Investing in the backbone of the future: Infrastructure as a core portfolio allocation

Why I believe essential assets belong in every portfolio

Investing in the backbone of the future: Infrastructure as a core portfolio allocation
Chad Larson

Infrastructure is having a moment and as I look at the massive investments flowing into energy, transportation, digital connectivity, and water systems, I see opportunities for investors that are larger than ever before.

Beyond the headlines about government stimulus and green energy spending, I believe infrastructure investing offers some valuable traits including predictable cash flows, long-duration assets, and returns that are naturally linked to inflation.

Whether it’s private credit, energy infrastructure, or data centers, the common thread is exposure to assets that generate real cash flow and remain essential regardless of market cycles.

What Qualifies?

One of the first questions to ask is what actually qualifies as infrastructure?

Traditionally, it was easy to point to things like airports, power grids, and water systems, but as I highlight in my book Beyond Traditional, the definition has broadened and includes renewable energy platforms, data networks, and logistics hubs.

For me, the test is whether an asset provides an essential service, with high barriers to entry, and stable long-term demand? If the answer is yes, it qualifies.

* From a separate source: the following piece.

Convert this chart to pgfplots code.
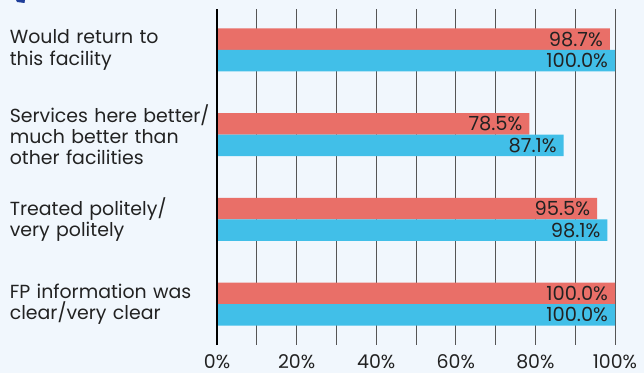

By contrast, speculative real estate or discretionary consumer assets don’t.

Globally, we are in the midst of a structural boom in infrastructure investment with governments doubling down on spending to drive growth, accelerate the energy transition, and build resilience.

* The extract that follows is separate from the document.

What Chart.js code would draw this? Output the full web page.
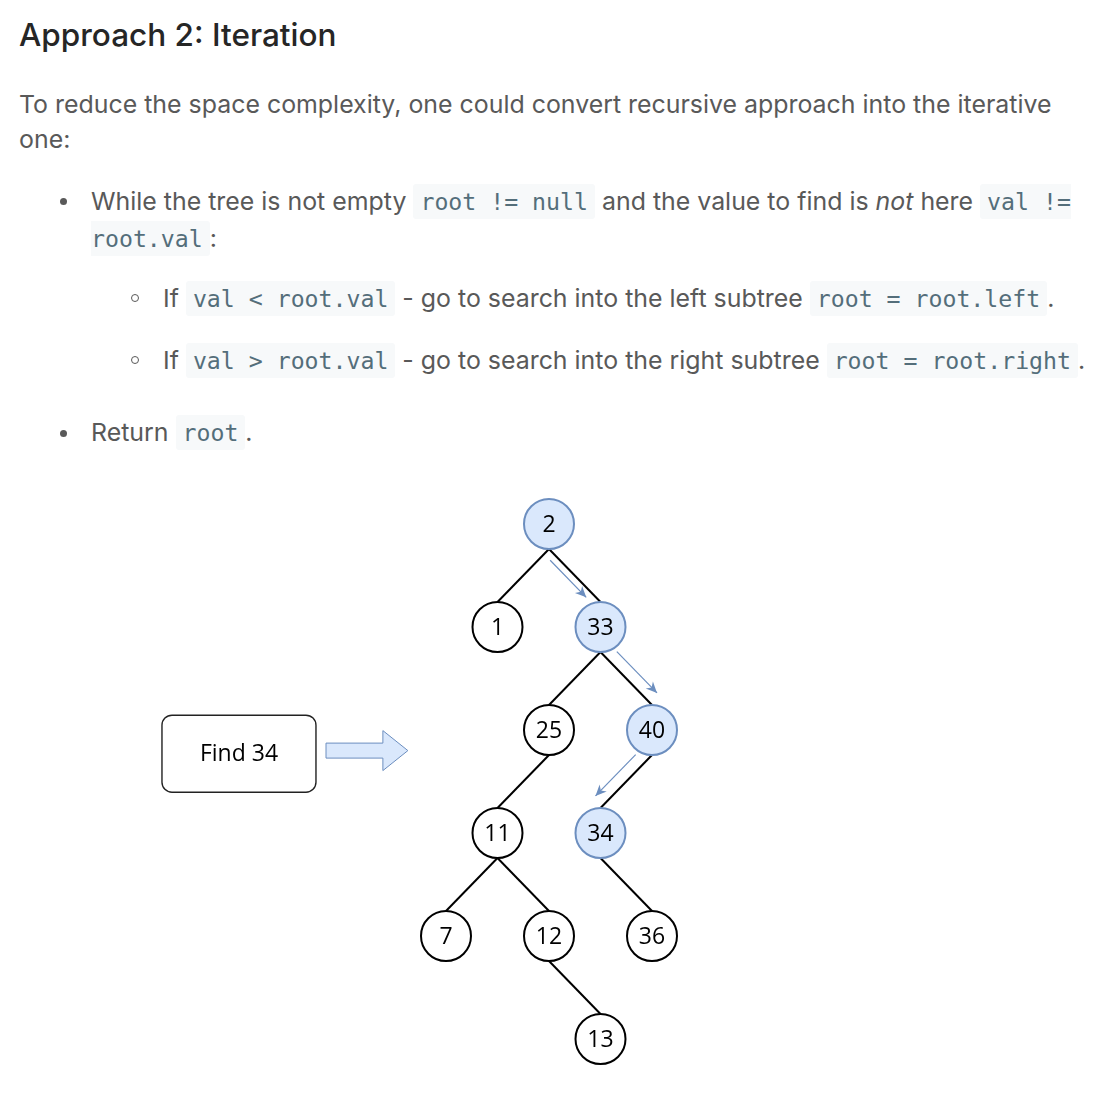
<!DOCTYPE html>
<html>
<head>
<meta charset="utf-8">
<script src="https://cdn.jsdelivr.net/npm/chart.js@4"></script>
<style>
  body { margin: 0; background: #fff; width: 1118px; height: 1102px; overflow: hidden;
         font-family: Inter, "Noto Sans", sans-serif; color: #595959; }
  .ln { position: absolute; white-space: nowrap; font-size: 24.9px; line-height: 36px; height: 36px; }
  h3 { position: absolute; left: 19px; top: 16px; margin: 0; font-size: 31.5px; line-height: 38px;
       font-weight: 500; color: #262626; }
  code { font-family: "DejaVu Sans Mono", monospace; font-size: 23.2px; color: #546e7a;
         background: #f7f9fa; border-radius: 3px; padding: 4px 7px; }
  code.open { padding-right: 0; border-radius: 3px 0 0 3px; }
  code.close { padding-left: 0; border-radius: 0 3px 3px 0; }
  .dot { position: absolute; width: 7px; height: 7px; border-radius: 50%; background: #595959; }
  .ring { position: absolute; width: 6px; height: 6px; border-radius: 50%; border: 1.6px solid #595959; }
  #tree { position: absolute; left: 0; top: 470px; }
</style>
</head>
<body>
<h3>Approach 2: Iteration</h3>
<div class="ln" style="left:19px; top:86px">To reduce the space complexity, one could convert recursive approach into the iterative</div>
<div class="ln" style="left:19px; top:121px">one:</div>

<div class="dot" style="left:60px; top:198px"></div>
<div class="ln" style="left:91px; top:183px">While the tree is not empty <code>root != null</code> and the value to find is <em>not</em> here <code class="open">val !=</code></div>
<div class="ln" style="left:91px; top:220px"><code class="close">root.val</code>:</div>

<div class="ring" style="left:131px; top:294px"></div>
<div class="ln" style="left:163px; top:280px">If <code>val &lt; root.val</code> - go to search into the left subtree <code>root = root.left</code>.</div>
<div class="ring" style="left:131px; top:356px"></div>
<div class="ln" style="left:163px; top:342px">If <code>val &gt; root.val</code> - go to search into the right subtree <code>root = root.right</code>.</div>

<div class="dot" style="left:60px; top:430px"></div>
<div class="ln" style="left:91px; top:414px">Return <code>root</code>.</div>

<canvas id="tree" width="1118" height="632"></canvas>

<script>
// arvore binaria de busca
const nodeValues  = [2, 1, 33, 25, 40, 11, 34, 7, 12, 36, 13];
const nodeColumns = [2, 1, 3, 2, 4, 1, 3, 0, 2, 4, 3];
const nodeLevels  = [0, 1, 1, 2, 2, 3, 3, 4, 4, 4, 5];
const edges = [[2, 1], [2, 33], [33, 25], [33, 40], [25, 11], [40, 34], [11, 7], [11, 12], [34, 36], [12, 13]];
const searchPath = [2, 33, 40, 34];
const targetValue = 34;

const BLUE_FILL = '#dae8fc';
const BLUE_LINE = '#6c8ebf';
const NODE_R = 25;
const diagramFont = '"Open Sans", "DejaVu Sans", sans-serif';

// lado do deslocamento das setas azuis ao lado das arestas
const arrowSide = [7, -12, -12];

function nodePos(chart, value) {
  const i = nodeValues.indexOf(value);
  const pt = chart.getDatasetMeta(0).data[i];
  return { x: pt.x, y: pt.y };
}

function arrowHead(ctx, x, y, ang, len, wid) {
  ctx.beginPath();
  ctx.moveTo(x, y);
  ctx.lineTo(x - len * Math.cos(ang) + wid * Math.sin(ang), y - len * Math.sin(ang) - wid * Math.cos(ang));
  ctx.lineTo(x - len * 0.7 * Math.cos(ang), y - len * 0.7 * Math.sin(ang));
  ctx.lineTo(x - len * Math.cos(ang) - wid * Math.sin(ang), y - len * Math.sin(ang) + wid * Math.cos(ang));
  ctx.closePath();
  ctx.fill();
}

const treePlugin = {
  id: 'tree',
  beforeDatasetsDraw(chart) {
    const ctx = chart.ctx;
    ctx.save();
    ctx.strokeStyle = '#000';
    ctx.lineWidth = 2;
    edges.forEach(([a, b]) => {
      const p = nodePos(chart, a), c = nodePos(chart, b);
      ctx.beginPath();
      ctx.moveTo(p.x, p.y + NODE_R);
      ctx.lineTo(c.x, c.y - NODE_R);
      ctx.stroke();
    });
    ctx.restore();
  },
  afterDatasetsDraw(chart) {
    const ctx = chart.ctx;
    const xs = chart.scales.x, ys = chart.scales.y;
    ctx.save();

    // rotulos dos nos
    ctx.fillStyle = '#000';
    ctx.font = '500 23px ' + diagramFont;
    ctx.textAlign = 'center';
    ctx.textBaseline = 'middle';
    nodeValues.forEach(v => {
      const p = nodePos(chart, v);
      ctx.fillText(String(v), p.x, p.y + 1);
    });

    // setas do caminho de busca
    ctx.strokeStyle = BLUE_LINE;
    ctx.fillStyle = BLUE_LINE;
    ctx.lineWidth = 1.2;
    for (let k = 0; k < searchPath.length - 1; k++) {
      const p = nodePos(chart, searchPath[k]), c = nodePos(chart, searchPath[k + 1]);
      const x0 = p.x, y0 = p.y + NODE_R, x1 = c.x, y1 = c.y - NODE_R;
      const dx = x1 - x0, dy = y1 - y0, L = Math.hypot(dx, dy);
      const ux = dx / L, uy = dy / L;
      const off = arrowSide[k];
      const nx = -uy * off * Math.sign(dx), ny = ux * off * Math.sign(dx);
      const t0 = k === 0 ? 0.12 : 0.15, t1 = k === 0 ? 0.82 : 0.93;
      const sx = x0 + ux * L * t0 + nx, sy = y0 + uy * L * t0 + ny;
      const ex = x0 + ux * L * t1 + nx, ey = y0 + uy * L * t1 + ny;
      ctx.beginPath();
      ctx.moveTo(sx, sy);
      ctx.lineTo(ex, ey);
      ctx.stroke();
      arrowHead(ctx, ex, ey, Math.atan2(uy, ux), 11, 5);
    }

    // caixa "Find 34"
    const bx = xs.getPixelForValue(-4.02), by = ys.getPixelForValue(2.23);
    const bw = 154, bh = 77;
    ctx.beginPath();
    ctx.roundRect(bx - bw / 2, by - bh / 2, bw, bh, 10);
    ctx.fillStyle = '#fff';
    ctx.fill();
    ctx.strokeStyle = '#222';
    ctx.lineWidth = 1.4;
    ctx.stroke();
    ctx.fillStyle = '#000';
    ctx.font = '500 23px ' + diagramFont;
    ctx.fillText('Find ' + targetValue, bx, by + 1);

    // seta larga
    const ax0 = xs.getPixelForValue(-2.33), ax1 = xs.getPixelForValue(-0.74);
    const ay = ys.getPixelForValue(2.2);
    const headX = ax1 - 25;
    ctx.beginPath();
    ctx.moveTo(ax0, ay - 7.5);
    ctx.lineTo(headX, ay - 7.5);
    ctx.lineTo(headX, ay - 20);
    ctx.lineTo(ax1, ay);
    ctx.lineTo(headX, ay + 20);
    ctx.lineTo(headX, ay + 7.5);
    ctx.lineTo(ax0, ay + 7.5);
    ctx.closePath();
    ctx.fillStyle = BLUE_FILL;
    ctx.fill();
    ctx.strokeStyle = BLUE_LINE;
    ctx.lineWidth = 1;
    ctx.stroke();

    ctx.restore();
  }
};

const points = nodeValues.map((v, i) => ({ x: nodeColumns[i], y: nodeLevels[i] }));
const onPath = nodeValues.map(v => searchPath.includes(v));

new Chart(document.getElementById('tree'), {
  type: 'scatter',
  data: {
    datasets: [{
      label: 'nodes',
      data: points,
      pointRadius: NODE_R,
      pointHoverRadius: NODE_R,
      borderWidth: 2,
      pointBackgroundColor: onPath.map(p => p ? BLUE_FILL : '#fff'),
      pointBorderColor: onPath.map(p => p ? BLUE_LINE : '#000'),
      clip: false,
    }]
  },
  options: {
    responsive: false,
    animation: false,
    events: [],
    layout: { padding: 0, autoPadding: false },
    plugins: { legend: { display: false }, tooltip: { enabled: false } },
    scales: {
      x: { type: 'linear', display: false, min: -446 / 51.5, max: (1118 - 446) / 51.5 },
      y: { type: 'linear', display: false, reverse: true, min: -54 / 103, max: (632 - 54) / 103 }
    }
  },
  plugins: [treePlugin]
});
</script>
</body>
</html>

At the same time, institutional investors are expanding allocations to this asset class.

As I point out in the book, trends like decarbonization, urbanization, and digitalization are creating trillions of dollars in demand. What excites me most is that the private sector is no longer just a bystander but a critical partner in financing and building these systems.

Core Benefits

What keeps me coming back to infrastructure is the set of benefits it offers.

Inflation protection is at the top of the list and many assets are directly linked to consumer prices through regulated tariffs or concession agreements. Then there’s the steady cash yield, which is increasingly rare in today’s markets, and the resilient demand for energy, transportation, and digital services that doesn’t disappear during recessions.

These factors give me confidence that infrastructure deserves a permanent place in a core portfolio.

I also find it compelling that infrastructure isn’t just about financial returns but also about impact.

Investment in renewable energy, clean water, or digital access means contributing to solving pressing global challenges while also generating income. Infrastructure is one of the most direct ways to align ESG goals with tangible results.

Listed vs. Private

When it comes to investing, I see two main paths, listed infrastructure and private infrastructure.

Listed options offer liquidity and easier access, which can be great for tactical allocation but also come with public market volatility.

However, private infrastructure gives more direct exposure to long-duration assets, stronger inflation linkage, and lower correlation, but it’s less liquid and requires larger commitments.

Personally, I believe a blended approach works best, balancing access and diversification across different sectors and geographies.

For me, infrastructure isn’t just another investment theme, it’s the backbone of the future global economy.

With the sheer scale of modernization required in energy, transportation, and digital systems, I see this asset class as sitting right at the intersection of necessity and opportunity, offering predictable income, inflation protection, resilience, and meaningful impact.